Todas las ideas habidas y por haber nacían o habían nacido allí en forma de bombilla. Nunca he sabido su origen, solo que las almacenaban en cajas individuales, con el nombre de la persona a la que pertenecían escrito en el frontal. También desconocía el origen de los alumbros, simplemente salían por una apertura en la pared y una red de cintas de transporte los distribuía entre los operarios, entre los que me encontraba yo. Eran una especie de base en la que se enroscaba la bombilla, esta se iluminaba y la idea nacía. Tenían el nombre de la persona y la idea grabados, mi labor era buscar la caja correspondiente y la bombilla dentro de ella, cuya idea podía leerse impresa en la ampolla. En algunos casos había que buscar un buen rato, recuerdo un nombre concreto: Thomas Alva Edison. Su caja era la más grande y la más manoseada. Se hablaba de una visita suya a las instalaciones en calidad de invitado, allá por últimos del año 1 879. Desconozco su veracidad.
Pasaron los años y me casé, tuve hijos y formé una familia. Y pasaron más años aún de mucha felicidad. Supongo que la vida ha de compensar tanta dicha y quiso que uno de mis hijos, el menor, cayera enfermo. Una grave infección le afectaba a los pulmones y, lejos de mejorar, su aliento se apagaba un poquito más cada día sin que pudiéramos hacer nada. Hasta que se apagó del todo.
La pena me consumió y empecé a deambular por la fábrica de bombillas con la vista perdida en el infinito. Hacía mi trabajo por inercia, la práctica de tantos años tenían ese peculiar efecto. No recuerdo de dónde salió, pero, en una de tantas jornadas de buscar, enroscar y pensar, sobre todo pensar, tropecé con Gabriel. Se interesó por mi preocupación y le conté los hechos. Se lamentó, primero, y me habló, después, de una bombilla cuya idea se llamaba penicilina. Pertenecía a un tal Alexander Fleming, y la penicilina en cuestión era una cura que trataba de manera revolucionaria las infecciones. Se volvió a lamentar, esta vez de que la bombilla siguiese en la caja del señor Fleming. «Es hora de ascender», añadió enigmáticamente con una mano sobre mi hombro, antes de desaparecer, no sabría decir por dónde.
En los días siguientes le di muchas vueltas a esa conversación y, como si una confabulación me hubiera guiado todo el tiempo, me encontré, sin más, delante de la caja de Alexander Fleming. Miré en su interior por pura curiosidad y vi la bombilla: penicilina.

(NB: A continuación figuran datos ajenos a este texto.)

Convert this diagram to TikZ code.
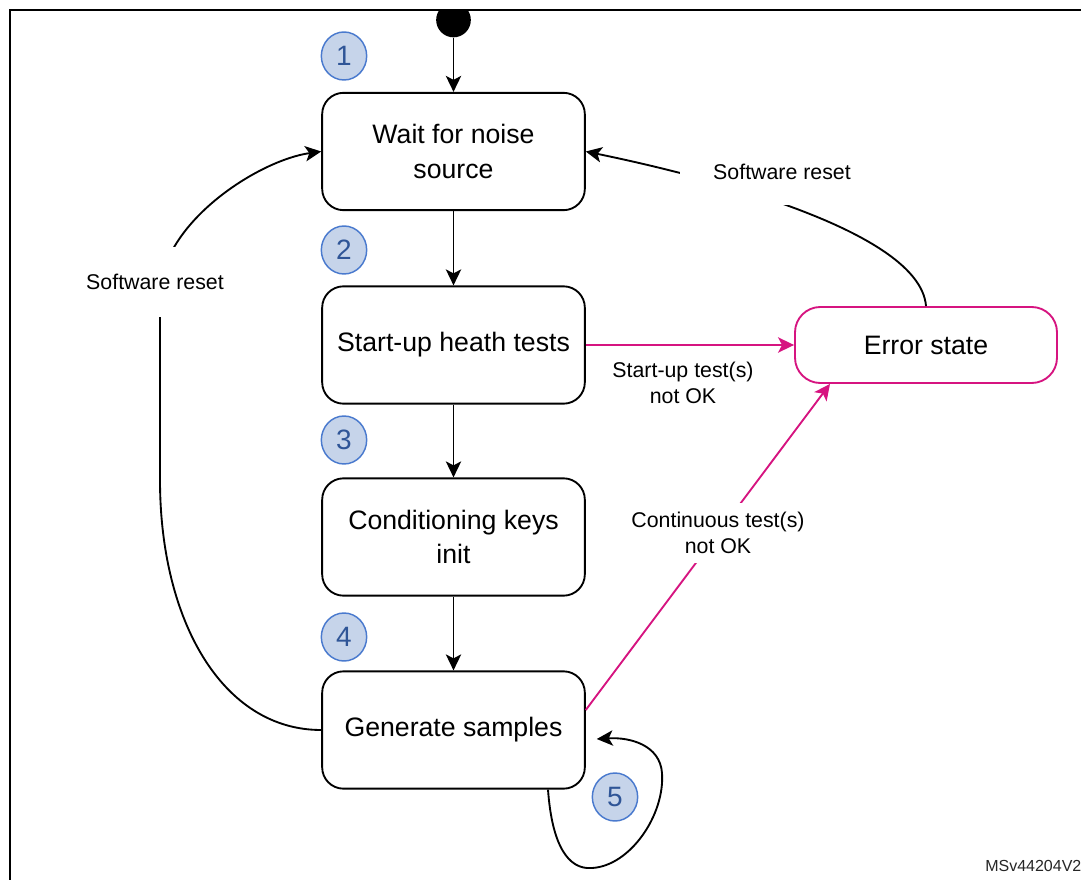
\documentclass[tikz,border=0pt]{standalone}
\usepackage{fontspec}
\setmainfont{Liberation Sans}
\usetikzlibrary{arrows.meta,calc,shapes.geometric}
\definecolor{mag}{RGB}{214,20,128}
\definecolor{cfill}{RGB}{198,212,234}
\definecolor{cborder}{RGB}{74,122,206}
\definecolor{ctext}{RGB}{47,85,151}
\begin{document}
\begin{tikzpicture}[x=0.75pt,y=-0.75pt,
  state/.style={draw, line width=1.4pt, rounded corners=16pt, minimum width=197pt, minimum height=88pt, align=center, font=\fontsize{20}{26}\selectfont, inner sep=2pt},
  errstate/.style={state, draw=mag, minimum width=196.5pt, minimum height=57pt, rounded corners=19pt},
  num/.style={ellipse, draw=cborder, fill=cfill, line width=1.1pt, minimum width=34pt, minimum height=36pt, inner sep=0pt, text=ctext, font=\fontsize{21}{21}\selectfont},
  conn/.style={line width=1.4pt, -{Stealth[length=12pt,width=11.5pt,inset=3pt]}},
  lbl/.style={fill=white, align=center, font=\fontsize{16}{20}\selectfont, inner sep=0pt},
]
\useasboundingbox (0,0) rectangle (1081,880);
\fill[white] (0,0) rectangle (1081,880);

% initial dot (clipped by frame)
\begin{scope}
  \clip (0,10) rectangle (1081,80);
  \node[circle, fill=black, minimum size=26pt, inner sep=0pt] (init) at (453.5,20) {};
\end{scope}

% frame
\draw[line width=2pt] (10,880) -- (10,10) -- (1081,10);

% states
\node[state] (b1) at (453.5,151.5) {Wait for noise\\source};
\node[state] (b2) at (453.5,345) {Start-up heath tests};
\node[state] (b3) at (453.5,537) {Conditioning keys\\init};
\node[state] (b4) at (453.5,730) {Generate samples};
\node[errstate] (err) at (926,345) {Error state};

% step numbers
\node[num] (n1) at (344,56) {1};
\node[num] (n2) at (344,250) {2};
\node[num] (n3) at (344,440) {3};
\node[num] (n4) at (344,637) {4};
\node[num] (n5) at (615,797) {5};

% main flow
\draw[conn] (init) -- (b1);
\draw[conn] (b1) -- (b2);
\draw[conn] (b2) -- (b3);
\draw[conn] (b3) -- (b4);

% error transitions
\draw[conn, draw=mag, color=mag] (b2.east) -- (err.west);
\draw[conn, draw=mag, color=mag] ($(b4.east)+(0,-20)$) -- ($(err.south)+(-96,0)$);

% software resets
\draw[conn] (err.north) .. controls (920,230) and (700,175) .. (b1.east);
\draw[conn] (b4.west) .. controls (222,730) and (160,620) .. (160,480) -- (160,290) .. controls (165,220) and (260,160) .. (b1.west);

% self loop
\draw[conn] ($(b4.south)+(94.5,0)$) .. controls (552,845) and (568,870) .. (592,868)
  .. controls (630,866) and (665,815) .. (662,773)
  .. controls (660,745) and (630,737) .. ($(b4.east)+(11,9)$);

% labels
\node[lbl, minimum width=153pt, minimum height=49.5pt] (lrs) at (782,172) {Software reset};
\node[lbl, minimum height=52.5pt] (lls) at (155,282) {Software reset};
\node[lbl] (lsu) at (683,383) {Start-up test(s)\\not OK};
\node[lbl, minimum height=45pt] (lct) at (718,533) {Continuous test(s)\\not OK};

\node[anchor=west, inner sep=0pt, font=\fontsize{12}{14}\selectfont, text=black!85] (ref) at (985,866) {MSv44204V2};
\end{tikzpicture}
\end{document}
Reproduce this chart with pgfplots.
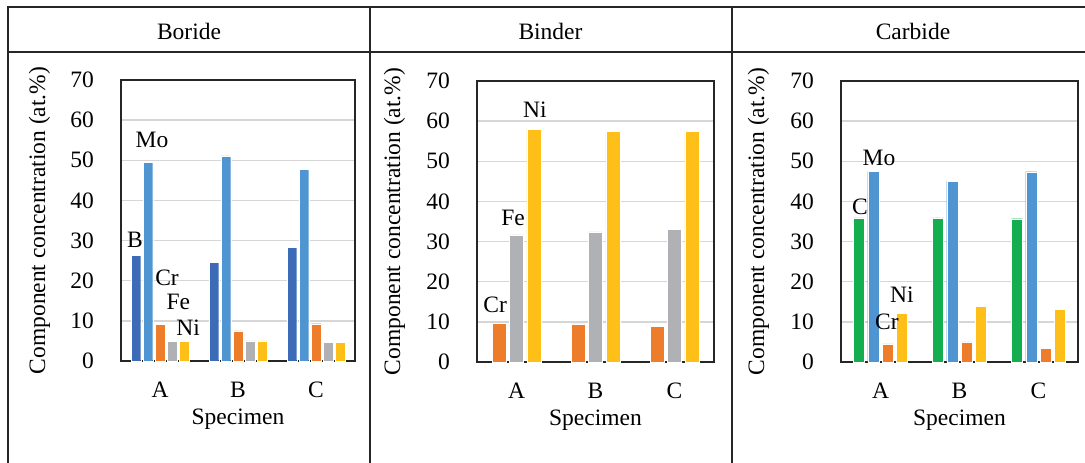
\documentclass[border=0pt]{standalone}
\usepackage{fontspec}
\setmainfont{Liberation Serif}
\usepackage{pgfplots}
\pgfplotsset{compat=1.18}

\definecolor{cB}{HTML}{3C6BB7}
\definecolor{cMo}{HTML}{4E95D1}
\definecolor{cCr}{HTML}{EE7D2B}
\definecolor{cFe}{HTML}{B0B1B4}
\definecolor{cNi}{HTML}{FDBF18}
\definecolor{cC}{HTML}{14AE50}
\definecolor{frame}{HTML}{262626}
\definecolor{gridc}{HTML}{D6D6D6}

\pgfplotsset{
  panel/.style={
    scale only axis,
    anchor=south west,
    height=281pt,
    xmin=-0.5, xmax=2.5,
    ymin=0, ymax=70,
    xtick={0,1,2},
    xticklabels={A,B,C},
    ytick={0,10,...,70},
    major tick length=0pt,
    ymajorgrids,
    grid style={gridc, line width=1.5pt},
    axis line style={frame, line width=1.6pt},
    /pgf/number format/assume math mode=true,
    yticklabel style={anchor=east, inner sep=0pt, xshift=-27pt},
    xticklabel style={anchor=center, inner sep=0pt, yshift=-29pt},
    ylabel={Component concentration (at.\%)},
    xlabel={Specimen},
    ylabel style={at={(axis description cs:-0.348,0.5)}, rotate=0, anchor=center},
    xlabel style={at={(axis description cs:0.5,-0.206)}, anchor=center},
    clip=false,
  },
  bars/.style={ybar, draw=white, line width=0.25pt},
}

\begin{document}
\fontsize{23.5}{28}\selectfont
\begin{tikzpicture}
\path[use as bounding box] (0pt,0pt) rectangle (1085pt,-463pt);

% table frame
\draw[frame, line width=2pt] (1085pt,-7pt) -- (7.5pt,-7pt) -- (7.5pt,-463pt);
\draw[frame, line width=2pt] (7.5pt,-52pt) -- (1085pt,-52pt);
\draw[frame, line width=2pt] (370pt,-7pt) -- (370pt,-463pt);
\draw[frame, line width=2pt] (731.5pt,-7pt) -- (731.5pt,-463pt);

\node at (189pt,-31pt) {Boride};
\node at (550.5pt,-31pt) {Binder};
\node at (913pt,-31pt) {Carbide};

% Boride
\begin{axis}[panel, at={(121pt,-361pt)}, width=234pt]
\addplot[bars, fill=cB, bar width=0.122, bar shift=-0.308] coordinates {(0,26.3) (1,24.6) (2,28.3)};
\addplot[bars, fill=cMo, bar width=0.122, bar shift=-0.154] coordinates {(0,49.5) (1,51.1) (2,47.8)};
\addplot[bars, fill=cCr, bar width=0.122, bar shift=0] coordinates {(0,9.1) (1,7.5) (2,9.3)};
\addplot[bars, fill=cFe, bar width=0.122, bar shift=0.154] coordinates {(0,4.9) (1,5.0) (2,4.6)};
\addplot[bars, fill=cNi, bar width=0.122, bar shift=0.308] coordinates {(0,4.9) (1,5.0) (2,4.6)};
\node at (axis cs:-0.103,55.1) {Mo};
\node at (axis cs:-0.32,30.3) {B};
\node at (axis cs:0.09,20.8) {Cr};
\node at (axis cs:0.236,14.6) {Fe};
\node at (axis cs:0.36,8.3) {Ni};
\end{axis}

% Binder
\begin{axis}[panel, at={(477pt,-362pt)}, width=237pt]
\addplot[bars, fill=cCr, bar width=0.175, bar shift=-0.22] coordinates {(0,9.7) (1,9.5) (2,8.9)};
\addplot[bars, fill=cFe, bar width=0.175, bar shift=0] coordinates {(0,31.7) (1,32.4) (2,33.1)};
\addplot[bars, fill=cNi, bar width=0.175, bar shift=0.22] coordinates {(0,58.0) (1,57.5) (2,57.5)};
\node at (axis cs:0.234,62.8) {Ni};
\node at (axis cs:-0.044,35.9) {Fe};
\node at (axis cs:-0.27,14.2) {Cr};
\end{axis}

% Carbide
\begin{axis}[panel, at={(841pt,-362pt)}, width=237pt]
\addplot[bars, fill=cC, bar width=0.141, bar shift=-0.272] coordinates {(0,35.9) (1,35.9) (2,35.7)};
\addplot[bars, fill=cMo, bar width=0.141, bar shift=-0.091] coordinates {(0,47.5) (1,45.0) (2,47.4)};
\addplot[bars, fill=cCr, bar width=0.141, bar shift=0.091] coordinates {(0,4.5) (1,5.0) (2,3.4)};
\addplot[bars, fill=cNi, bar width=0.141, bar shift=0.272] coordinates {(0,12.2) (1,13.9) (2,13.1)};
\node at (axis cs:-0.019,50.8) {Mo};
\node at (axis cs:-0.26,38.6) {C};
\node at (axis cs:0.27,16.7) {Ni};
\node at (axis cs:0.08,10.0) {Cr};
\end{axis}
\end{tikzpicture}
\end{document}
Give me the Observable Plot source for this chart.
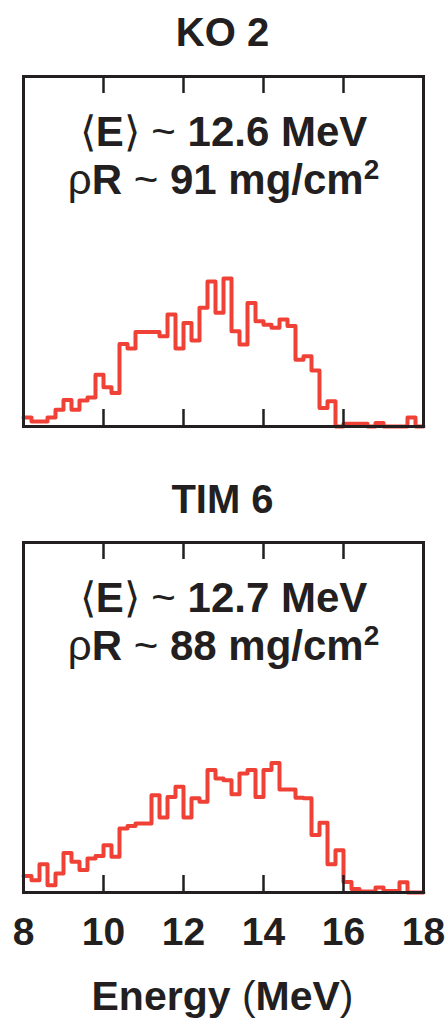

La tomé prestada y la enrosqué en el sistema de archivos para obtener su información: no había fecha. Eso era malo. Podía ser al día siguiente, pero también podían pasar años. Me pregunté cuántos niños podrían morir en todo ese tiempo y decidí ocultar la bombilla en mi camisa, anotar la dirección que del señor Fleming constaba en el archivo e iniciar un viaje a Londres al día siguiente.
El día 28 de septiembre, a las cuatro de la madrugada, logré colarme en el sótano del laboratorio del Hospital St. Mary y enroscar la bombilla en una lámpara. Luego me marché discretamente, hice un largo viaje de regreso a casa y volví a mi trabajo como si nada hubiera pasado. Pero algo pasó. Mi puesto estaba ocupado por otro y todos me felicitaban. Gabriel apareció por detrás de mí y me abrazó con cariño. «Sabía que lo harías», dijo. A continuación me guió al otro lado de la pared. «Aquí es dónde se hacen los alumbros», explicó. Yo me quedé maravillado mirando a mi alrededor. Era todo tan artesanal. Me recordó al taller de Geppetto, tal y como yo lo imaginaba cuando, de pequeño, mi madre me leía el cuento de Pinocho. «Ellos deciden en qué momento debe nacer una idea. Su criterio es importante. Tu has demostrado tener buen criterio también, has hecho algo que sabías que estaba prohibido porque creías que era lo correcto. Estás preparado».
¿Habéis tenido una idea por casualidad? ¿De esas que mejoran el mundo? Si es así, yo tengo un compañero nuevo.